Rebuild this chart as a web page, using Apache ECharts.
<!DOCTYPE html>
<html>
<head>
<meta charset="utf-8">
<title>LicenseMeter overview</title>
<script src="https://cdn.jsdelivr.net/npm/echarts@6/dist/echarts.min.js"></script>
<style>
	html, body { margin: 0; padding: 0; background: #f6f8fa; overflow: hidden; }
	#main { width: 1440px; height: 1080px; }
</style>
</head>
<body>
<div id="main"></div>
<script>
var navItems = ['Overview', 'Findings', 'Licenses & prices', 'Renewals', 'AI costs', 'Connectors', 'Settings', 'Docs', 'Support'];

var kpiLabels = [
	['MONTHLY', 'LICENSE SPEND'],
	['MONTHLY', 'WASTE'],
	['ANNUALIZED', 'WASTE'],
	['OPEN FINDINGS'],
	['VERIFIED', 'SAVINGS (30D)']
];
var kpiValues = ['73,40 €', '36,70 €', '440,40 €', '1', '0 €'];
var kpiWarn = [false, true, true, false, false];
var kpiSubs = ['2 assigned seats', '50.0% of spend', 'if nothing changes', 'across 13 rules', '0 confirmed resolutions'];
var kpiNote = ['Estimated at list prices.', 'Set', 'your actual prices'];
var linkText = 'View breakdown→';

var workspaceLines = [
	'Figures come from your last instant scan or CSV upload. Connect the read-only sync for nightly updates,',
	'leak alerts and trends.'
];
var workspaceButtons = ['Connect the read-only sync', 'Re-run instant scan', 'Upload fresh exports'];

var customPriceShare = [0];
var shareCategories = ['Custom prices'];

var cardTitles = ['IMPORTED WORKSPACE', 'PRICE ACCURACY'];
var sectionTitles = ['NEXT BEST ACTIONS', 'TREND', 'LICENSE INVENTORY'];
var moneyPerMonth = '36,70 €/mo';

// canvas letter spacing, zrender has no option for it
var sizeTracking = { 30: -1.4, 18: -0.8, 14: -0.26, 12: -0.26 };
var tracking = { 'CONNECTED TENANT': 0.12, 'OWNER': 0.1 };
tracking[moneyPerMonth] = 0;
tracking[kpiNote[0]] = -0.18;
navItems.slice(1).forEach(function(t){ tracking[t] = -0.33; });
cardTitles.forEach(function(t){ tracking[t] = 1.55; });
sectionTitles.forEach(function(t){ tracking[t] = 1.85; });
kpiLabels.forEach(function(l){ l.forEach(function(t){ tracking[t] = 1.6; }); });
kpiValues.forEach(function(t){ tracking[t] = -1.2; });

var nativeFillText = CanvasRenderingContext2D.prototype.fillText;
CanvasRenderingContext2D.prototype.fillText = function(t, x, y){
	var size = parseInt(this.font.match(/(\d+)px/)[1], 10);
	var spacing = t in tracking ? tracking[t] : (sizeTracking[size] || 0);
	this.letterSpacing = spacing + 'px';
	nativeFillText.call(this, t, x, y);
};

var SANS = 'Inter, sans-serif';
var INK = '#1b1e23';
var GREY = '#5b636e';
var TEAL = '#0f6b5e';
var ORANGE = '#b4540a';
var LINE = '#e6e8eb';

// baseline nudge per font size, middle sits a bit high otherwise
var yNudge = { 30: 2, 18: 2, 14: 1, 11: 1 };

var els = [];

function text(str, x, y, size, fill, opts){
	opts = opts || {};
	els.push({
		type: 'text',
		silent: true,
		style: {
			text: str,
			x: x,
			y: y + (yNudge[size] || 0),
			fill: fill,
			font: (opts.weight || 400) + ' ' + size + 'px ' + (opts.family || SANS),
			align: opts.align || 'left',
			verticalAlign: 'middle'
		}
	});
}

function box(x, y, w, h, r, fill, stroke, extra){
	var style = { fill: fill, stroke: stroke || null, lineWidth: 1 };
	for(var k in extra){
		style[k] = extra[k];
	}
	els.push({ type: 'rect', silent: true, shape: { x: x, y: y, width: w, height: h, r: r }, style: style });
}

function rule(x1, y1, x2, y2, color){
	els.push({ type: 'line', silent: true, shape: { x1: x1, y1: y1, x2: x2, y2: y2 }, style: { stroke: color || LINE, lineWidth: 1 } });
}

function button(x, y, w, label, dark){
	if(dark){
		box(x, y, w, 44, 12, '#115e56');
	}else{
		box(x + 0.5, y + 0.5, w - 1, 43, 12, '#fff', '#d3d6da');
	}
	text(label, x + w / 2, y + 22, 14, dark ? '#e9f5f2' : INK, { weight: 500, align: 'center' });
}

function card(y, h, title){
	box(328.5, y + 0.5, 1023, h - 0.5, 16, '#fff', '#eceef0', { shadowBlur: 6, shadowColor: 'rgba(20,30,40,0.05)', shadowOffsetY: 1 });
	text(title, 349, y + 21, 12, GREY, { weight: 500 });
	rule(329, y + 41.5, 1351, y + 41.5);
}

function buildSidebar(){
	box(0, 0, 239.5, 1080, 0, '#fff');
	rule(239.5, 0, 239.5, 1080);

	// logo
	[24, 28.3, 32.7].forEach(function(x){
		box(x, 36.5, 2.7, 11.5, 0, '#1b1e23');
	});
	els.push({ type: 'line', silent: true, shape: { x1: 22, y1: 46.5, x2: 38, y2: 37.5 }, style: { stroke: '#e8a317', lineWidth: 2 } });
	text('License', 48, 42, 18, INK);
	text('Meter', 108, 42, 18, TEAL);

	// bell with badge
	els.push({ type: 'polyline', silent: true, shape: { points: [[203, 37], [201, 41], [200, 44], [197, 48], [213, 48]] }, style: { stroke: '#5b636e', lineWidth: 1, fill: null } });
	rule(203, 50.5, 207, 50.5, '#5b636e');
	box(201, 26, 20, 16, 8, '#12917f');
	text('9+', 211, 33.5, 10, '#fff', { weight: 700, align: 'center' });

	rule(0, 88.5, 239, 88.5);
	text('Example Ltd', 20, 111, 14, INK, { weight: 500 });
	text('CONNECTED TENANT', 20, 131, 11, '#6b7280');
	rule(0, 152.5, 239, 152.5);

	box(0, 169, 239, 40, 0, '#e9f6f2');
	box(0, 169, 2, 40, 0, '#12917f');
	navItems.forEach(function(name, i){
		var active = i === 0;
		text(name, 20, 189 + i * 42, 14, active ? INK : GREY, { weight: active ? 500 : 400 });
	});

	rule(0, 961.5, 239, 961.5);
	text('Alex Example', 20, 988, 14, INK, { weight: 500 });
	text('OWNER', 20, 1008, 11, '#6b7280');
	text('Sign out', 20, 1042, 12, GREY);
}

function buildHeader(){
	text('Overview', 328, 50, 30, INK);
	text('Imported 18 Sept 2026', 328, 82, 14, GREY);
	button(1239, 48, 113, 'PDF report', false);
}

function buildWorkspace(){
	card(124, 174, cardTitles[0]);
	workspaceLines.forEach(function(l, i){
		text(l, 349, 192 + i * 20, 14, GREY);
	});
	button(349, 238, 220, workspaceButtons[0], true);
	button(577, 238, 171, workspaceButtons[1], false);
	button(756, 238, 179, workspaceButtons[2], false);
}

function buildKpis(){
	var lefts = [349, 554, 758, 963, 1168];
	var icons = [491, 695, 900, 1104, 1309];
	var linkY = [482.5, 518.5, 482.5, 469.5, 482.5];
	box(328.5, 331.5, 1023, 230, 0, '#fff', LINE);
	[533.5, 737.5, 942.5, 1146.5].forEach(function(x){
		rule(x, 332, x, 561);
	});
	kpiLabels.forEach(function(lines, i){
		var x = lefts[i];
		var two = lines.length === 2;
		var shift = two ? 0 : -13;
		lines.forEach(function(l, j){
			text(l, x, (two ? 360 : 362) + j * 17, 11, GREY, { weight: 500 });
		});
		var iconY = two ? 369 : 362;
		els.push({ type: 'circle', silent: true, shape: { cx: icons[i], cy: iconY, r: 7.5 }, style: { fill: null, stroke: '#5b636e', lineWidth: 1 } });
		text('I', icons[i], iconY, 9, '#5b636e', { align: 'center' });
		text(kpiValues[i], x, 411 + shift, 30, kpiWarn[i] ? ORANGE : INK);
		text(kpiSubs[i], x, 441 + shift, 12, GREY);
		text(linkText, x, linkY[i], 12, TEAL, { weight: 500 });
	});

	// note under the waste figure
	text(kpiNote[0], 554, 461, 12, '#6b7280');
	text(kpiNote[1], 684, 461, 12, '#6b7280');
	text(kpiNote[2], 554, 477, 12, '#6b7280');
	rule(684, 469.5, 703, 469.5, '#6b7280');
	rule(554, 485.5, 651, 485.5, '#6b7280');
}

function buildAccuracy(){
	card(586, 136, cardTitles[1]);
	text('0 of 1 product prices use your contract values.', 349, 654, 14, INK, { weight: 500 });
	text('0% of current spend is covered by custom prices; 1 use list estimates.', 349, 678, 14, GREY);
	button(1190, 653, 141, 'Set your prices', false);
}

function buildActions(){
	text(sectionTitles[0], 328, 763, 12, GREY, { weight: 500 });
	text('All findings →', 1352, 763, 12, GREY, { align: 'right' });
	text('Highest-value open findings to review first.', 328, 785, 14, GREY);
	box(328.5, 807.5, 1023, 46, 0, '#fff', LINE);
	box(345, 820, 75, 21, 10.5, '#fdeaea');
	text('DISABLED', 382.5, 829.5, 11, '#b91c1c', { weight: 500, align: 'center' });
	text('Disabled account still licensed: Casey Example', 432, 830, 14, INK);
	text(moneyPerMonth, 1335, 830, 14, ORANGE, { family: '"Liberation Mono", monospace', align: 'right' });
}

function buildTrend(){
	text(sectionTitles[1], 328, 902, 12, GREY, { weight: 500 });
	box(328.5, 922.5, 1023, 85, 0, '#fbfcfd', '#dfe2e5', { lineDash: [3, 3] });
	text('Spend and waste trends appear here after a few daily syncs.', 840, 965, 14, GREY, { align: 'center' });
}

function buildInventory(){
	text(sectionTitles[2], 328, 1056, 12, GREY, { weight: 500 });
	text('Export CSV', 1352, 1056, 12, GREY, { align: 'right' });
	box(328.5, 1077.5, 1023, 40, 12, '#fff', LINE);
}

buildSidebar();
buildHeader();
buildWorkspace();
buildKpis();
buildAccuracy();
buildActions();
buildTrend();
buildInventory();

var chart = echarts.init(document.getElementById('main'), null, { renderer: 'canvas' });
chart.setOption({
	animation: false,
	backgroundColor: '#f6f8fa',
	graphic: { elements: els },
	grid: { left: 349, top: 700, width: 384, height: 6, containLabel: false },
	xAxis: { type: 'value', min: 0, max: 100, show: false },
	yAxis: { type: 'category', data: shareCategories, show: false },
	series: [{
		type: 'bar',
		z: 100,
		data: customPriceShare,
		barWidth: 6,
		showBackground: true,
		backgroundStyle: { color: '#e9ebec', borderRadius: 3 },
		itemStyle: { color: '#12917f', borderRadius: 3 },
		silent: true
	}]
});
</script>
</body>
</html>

---+---

WHAT YOU SHOULD DO:
Verbatim output is expected for the lines from the start of the data to the line in which "var navItems = ['Overview', 'Findings', 'Licenses" appears, both included.

FULL ANSWER:
Rebuild this chart as a web page, using Apache ECharts.
<!DOCTYPE html>
<html>
<head>
<meta charset="utf-8">
<title>LicenseMeter overview</title>
<script src="https://cdn.jsdelivr.net/npm/echarts@6/dist/echarts.min.js"></script>
<style>
	html, body { margin: 0; padding: 0; background: #f6f8fa; overflow: hidden; }
	#main { width: 1440px; height: 1080px; }
</style>
</head>
<body>
<div id="main"></div>
<script>
var navItems = ['Overview', 'Findings', 'Licenses & prices', 'Renewals', 'AI costs', 'Connectors', 'Settings', 'Docs', 'Support'];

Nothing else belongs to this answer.